Colleagues

Does anyone have any further comments on this proposal from the RIPE NCC? If there are no objections or alternative suggestions then we can ask the RIPE NCC to implement this proposal.

cheers
denis

co-chair DB-WG


On Friday, 26 June 2020, 16:55:04 CEST, Edward Shryane <eshryane@ripe.net> wrote:


Dear Working Group,

I'd like to propose the following Solution Definition for NWI-11.

Introduction

Currently, the RIPE database supports email addresses encoded in the Latin-1 character set. However an email address can have an Internationalised Domain Name (IDN), with characters outside Latin-1 (i.e. Unicode). This causes interoperability problems as non-ASCII characters in an email address may not be accepted by a mail server, and only a small subset of Unicode characters can be encoded as Latin-1.

Solution Definition

In order to support Internationalised Domain Names (IDN) in an email address in the RIPE database, I propose to automatically encode email addresses in the Punycode format. Punycode (as defined in RFC 3492) is a way to encode strings containing Unicode characters, such as internationalised domain name (IDN) domains, into ASCII. 

When updating the RIPE database, it is already possible to submit a Punycode encoded value (i.e. with ASCII encoding) for an email address value, but this change automates the conversion of any non-ASCII encoded email address to Punycode.

This change will only affect attributes with an email address syntax (i.e. abuse-mailbox, e-mail, irt-nfy, mnt-nfy, notify, ref-nfy, upd-to).

Automatic Punycode encoding will only be applied to the domain part of the email address. The local part of the address must only contain ASCII characters. If non-ASCII characters are found in the local part, the address is rejected as invalid.

When querying the RIPE database, any Punycode encoded email address is returned in Punycode (i.e it is not decoded).

I welcome feedback from the community on this proposal.

Regards
Ed Shryane
RIPE NCC


On 22 Jun 2020, at 22:49, ripedenis--- via db-wg <db-wg@ripe.net> wrote:

Colleagues

There has been some discussion recently and many times over the years about addressing this issue. The chairs believe there has been enough support shown to move forward with this. We would therefore like to present this as 'NWI-11 Internationalised Domain Names'. We propose a problem statement based on the text provided recently by Leo Vegoda, as shown below.

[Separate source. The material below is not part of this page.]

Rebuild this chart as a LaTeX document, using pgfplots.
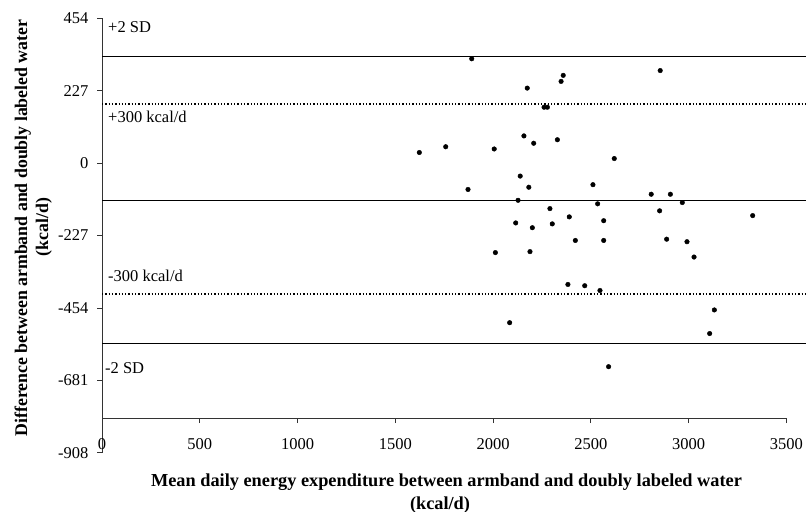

The RIPE NCC has a proposal for a solution to this problem using punycode. We would like to ask the RIPE NCC to present this proposal to the working group. If anyone has any other proposals for a solution, we welcome a discussion on this matter.

cheers
denis

co-chair DB-WG


Problem Statement

The RIPE NCC service region includes countries whose language is not written using Latin script. Many of the languages used in the RIPE NCC service region are written in Latin script but use diacritical marks that fall outside the US-ASCII character set. Internationalized Domain Names (IDNs) support the use of these scripts in DNS.

ICANN began delegating IDN Top-Level Domains as part of a test program in 2007 and the IETF updated the IDNA protocol in 2008 and as of mid 2020, there were over 160 IDN TLDs in the root zone.

The IETF published eight standards track RFCs on using IDNs in e-mail in 2012 and 2013. It is reasonable that organizations communicating with people whose preferred script is not Latin-based would want to use an IDN domain for e-mail as well as a web presence. It is also likely that the registry for an IDN TLD would want to use that TLD for its e-mail addresses.

RFC 3912 explicitly notes that the WHOIS protocol has not been internationalized while recognizing that some servers attempt to do so. RDAP has been deployed by the RIPE NCC and explicitly supports internationalization by UTF-8 encoding all queries and responses.

The RIPE community could decide to ignore EAI by trying to require organizations to deploy a secondary e-mail address for use in the RIPE Database. This would reduce the effectiveness of the RIPE Database as the secondary address is less likely to be monitored and used, and so be ineffective.